> **Data lines**:

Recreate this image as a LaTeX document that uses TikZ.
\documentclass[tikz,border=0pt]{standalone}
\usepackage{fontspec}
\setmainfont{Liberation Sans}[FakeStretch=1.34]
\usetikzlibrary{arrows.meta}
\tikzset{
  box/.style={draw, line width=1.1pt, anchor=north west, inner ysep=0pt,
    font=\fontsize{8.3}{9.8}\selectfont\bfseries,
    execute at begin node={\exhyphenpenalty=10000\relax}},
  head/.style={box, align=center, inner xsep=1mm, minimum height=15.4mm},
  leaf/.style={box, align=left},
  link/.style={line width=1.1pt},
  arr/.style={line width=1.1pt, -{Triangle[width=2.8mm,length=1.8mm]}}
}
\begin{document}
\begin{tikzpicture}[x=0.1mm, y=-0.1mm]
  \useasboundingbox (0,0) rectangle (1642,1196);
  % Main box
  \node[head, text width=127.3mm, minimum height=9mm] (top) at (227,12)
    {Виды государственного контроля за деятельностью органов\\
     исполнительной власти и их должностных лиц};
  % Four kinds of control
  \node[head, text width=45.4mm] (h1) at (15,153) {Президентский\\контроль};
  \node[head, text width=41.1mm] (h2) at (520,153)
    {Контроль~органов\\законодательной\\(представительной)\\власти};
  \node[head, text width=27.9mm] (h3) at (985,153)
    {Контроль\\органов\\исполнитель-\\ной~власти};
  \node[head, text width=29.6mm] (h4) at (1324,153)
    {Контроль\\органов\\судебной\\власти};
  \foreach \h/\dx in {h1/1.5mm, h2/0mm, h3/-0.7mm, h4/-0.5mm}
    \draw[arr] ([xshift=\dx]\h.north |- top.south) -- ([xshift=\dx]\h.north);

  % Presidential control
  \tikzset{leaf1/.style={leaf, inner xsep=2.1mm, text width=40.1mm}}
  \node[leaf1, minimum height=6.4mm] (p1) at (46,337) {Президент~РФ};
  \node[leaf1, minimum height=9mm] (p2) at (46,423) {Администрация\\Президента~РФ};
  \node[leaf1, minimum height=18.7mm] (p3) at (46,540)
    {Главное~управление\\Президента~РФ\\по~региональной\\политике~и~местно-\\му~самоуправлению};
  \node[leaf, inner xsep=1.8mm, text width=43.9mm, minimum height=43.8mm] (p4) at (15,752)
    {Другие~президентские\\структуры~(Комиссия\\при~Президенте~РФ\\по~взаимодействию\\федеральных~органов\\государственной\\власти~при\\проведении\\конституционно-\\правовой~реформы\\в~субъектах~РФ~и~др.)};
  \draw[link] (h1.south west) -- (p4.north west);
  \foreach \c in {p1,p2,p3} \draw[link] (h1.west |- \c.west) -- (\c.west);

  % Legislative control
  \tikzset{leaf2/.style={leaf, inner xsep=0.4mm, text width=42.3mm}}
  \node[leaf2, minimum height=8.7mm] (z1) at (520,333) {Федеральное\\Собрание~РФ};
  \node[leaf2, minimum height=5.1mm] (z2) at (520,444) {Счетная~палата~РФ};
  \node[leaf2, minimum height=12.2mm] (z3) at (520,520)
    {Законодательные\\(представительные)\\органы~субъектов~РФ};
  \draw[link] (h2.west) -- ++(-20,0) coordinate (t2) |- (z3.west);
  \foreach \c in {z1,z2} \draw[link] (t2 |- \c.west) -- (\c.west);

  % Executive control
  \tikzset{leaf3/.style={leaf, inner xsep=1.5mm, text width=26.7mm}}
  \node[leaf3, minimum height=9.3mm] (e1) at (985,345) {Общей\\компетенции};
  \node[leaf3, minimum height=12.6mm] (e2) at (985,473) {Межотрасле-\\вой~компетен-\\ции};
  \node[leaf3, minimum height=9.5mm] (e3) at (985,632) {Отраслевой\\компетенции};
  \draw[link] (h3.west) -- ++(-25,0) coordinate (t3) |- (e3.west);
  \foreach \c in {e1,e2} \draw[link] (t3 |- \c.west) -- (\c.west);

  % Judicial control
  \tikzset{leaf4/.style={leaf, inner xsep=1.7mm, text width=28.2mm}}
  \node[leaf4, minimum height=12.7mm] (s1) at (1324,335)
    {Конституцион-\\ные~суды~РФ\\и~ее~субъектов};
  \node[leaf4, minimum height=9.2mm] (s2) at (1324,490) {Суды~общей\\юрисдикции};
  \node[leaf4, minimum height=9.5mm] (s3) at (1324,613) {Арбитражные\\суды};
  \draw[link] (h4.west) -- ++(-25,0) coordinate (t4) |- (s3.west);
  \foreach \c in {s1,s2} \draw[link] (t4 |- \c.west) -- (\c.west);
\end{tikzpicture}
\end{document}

> **Given request**: Reproduce each line of the material above precisely.

> **The response**:
Recreate this image as a LaTeX document that uses TikZ.
\documentclass[tikz,border=0pt]{standalone}
\usepackage{fontspec}
\setmainfont{Liberation Sans}[FakeStretch=1.34]
\usetikzlibrary{arrows.meta}
\tikzset{
  box/.style={draw, line width=1.1pt, anchor=north west, inner ysep=0pt,
    font=\fontsize{8.3}{9.8}\selectfont\bfseries,
    execute at begin node={\exhyphenpenalty=10000\relax}},
  head/.style={box, align=center, inner xsep=1mm, minimum height=15.4mm},
  leaf/.style={box, align=left},
  link/.style={line width=1.1pt},
  arr/.style={line width=1.1pt, -{Triangle[width=2.8mm,length=1.8mm]}}
}
\begin{document}
\begin{tikzpicture}[x=0.1mm, y=-0.1mm]
  \useasboundingbox (0,0) rectangle (1642,1196);
  % Main box
  \node[head, text width=127.3mm, minimum height=9mm] (top) at (227,12)
    {Виды государственного контроля за деятельностью органов\\
     исполнительной власти и их должностных лиц};
  % Four kinds of control
  \node[head, text width=45.4mm] (h1) at (15,153) {Президентский\\контроль};
  \node[head, text width=41.1mm] (h2) at (520,153)
    {Контроль~органов\\законодательной\\(представительной)\\власти};
  \node[head, text width=27.9mm] (h3) at (985,153)
    {Контроль\\органов\\исполнитель-\\ной~власти};
  \node[head, text width=29.6mm] (h4) at (1324,153)
    {Контроль\\органов\\судебной\\власти};
  \foreach \h/\dx in {h1/1.5mm, h2/0mm, h3/-0.7mm, h4/-0.5mm}
    \draw[arr] ([xshift=\dx]\h.north |- top.south) -- ([xshift=\dx]\h.north);

  % Presidential control
  \tikzset{leaf1/.style={leaf, inner xsep=2.1mm, text width=40.1mm}}
  \node[leaf1, minimum height=6.4mm] (p1) at (46,337) {Президент~РФ};
  \node[leaf1, minimum height=9mm] (p2) at (46,423) {Администрация\\Президента~РФ};
  \node[leaf1, minimum height=18.7mm] (p3) at (46,540)
    {Главное~управление\\Президента~РФ\\по~региональной\\политике~и~местно-\\му~самоуправлению};
  \node[leaf, inner xsep=1.8mm, text width=43.9mm, minimum height=43.8mm] (p4) at (15,752)
    {Другие~президентские\\структуры~(Комиссия\\при~Президенте~РФ\\по~взаимодействию\\федеральных~органов\\государственной\\власти~при\\проведении\\конституционно-\\правовой~реформы\\в~субъектах~РФ~и~др.)};
  \draw[link] (h1.south west) -- (p4.north west);
  \foreach \c in {p1,p2,p3} \draw[link] (h1.west |- \c.west) -- (\c.west);

  % Legislative control
  \tikzset{leaf2/.style={leaf, inner xsep=0.4mm, text width=42.3mm}}
  \node[leaf2, minimum height=8.7mm] (z1) at (520,333) {Федеральное\\Собрание~РФ};
  \node[leaf2, minimum height=5.1mm] (z2) at (520,444) {Счетная~палата~РФ};
  \node[leaf2, minimum height=12.2mm] (z3) at (520,520)
    {Законодательные\\(представительные)\\органы~субъектов~РФ};
  \draw[link] (h2.west) -- ++(-20,0) coordinate (t2) |- (z3.west);
  \foreach \c in {z1,z2} \draw[link] (t2 |- \c.west) -- (\c.west);

  % Executive control
  \tikzset{leaf3/.style={leaf, inner xsep=1.5mm, text width=26.7mm}}
  \node[leaf3, minimum height=9.3mm] (e1) at (985,345) {Общей\\компетенции};
  \node[leaf3, minimum height=12.6mm] (e2) at (985,473) {Межотрасле-\\вой~компетен-\\ции};
  \node[leaf3, minimum height=9.5mm] (e3) at (985,632) {Отраслевой\\компетенции};
  \draw[link] (h3.west) -- ++(-25,0) coordinate (t3) |- (e3.west);
  \foreach \c in {e1,e2} \draw[link] (t3 |- \c.west) -- (\c.west);

  % Judicial control
  \tikzset{leaf4/.style={leaf, inner xsep=1.7mm, text width=28.2mm}}
  \node[leaf4, minimum height=12.7mm] (s1) at (1324,335)
    {Конституцион-\\ные~суды~РФ\\и~ее~субъектов};
  \node[leaf4, minimum height=9.2mm] (s2) at (1324,490) {Суды~общей\\юрисдикции};
  \node[leaf4, minimum height=9.5mm] (s3) at (1324,613) {Арбитражные\\суды};
  \draw[link] (h4.west) -- ++(-25,0) coordinate (t4) |- (s3.west);
  \foreach \c in {s1,s2} \draw[link] (t4 |- \c.west) -- (\c.west);
\end{tikzpicture}
\end{document}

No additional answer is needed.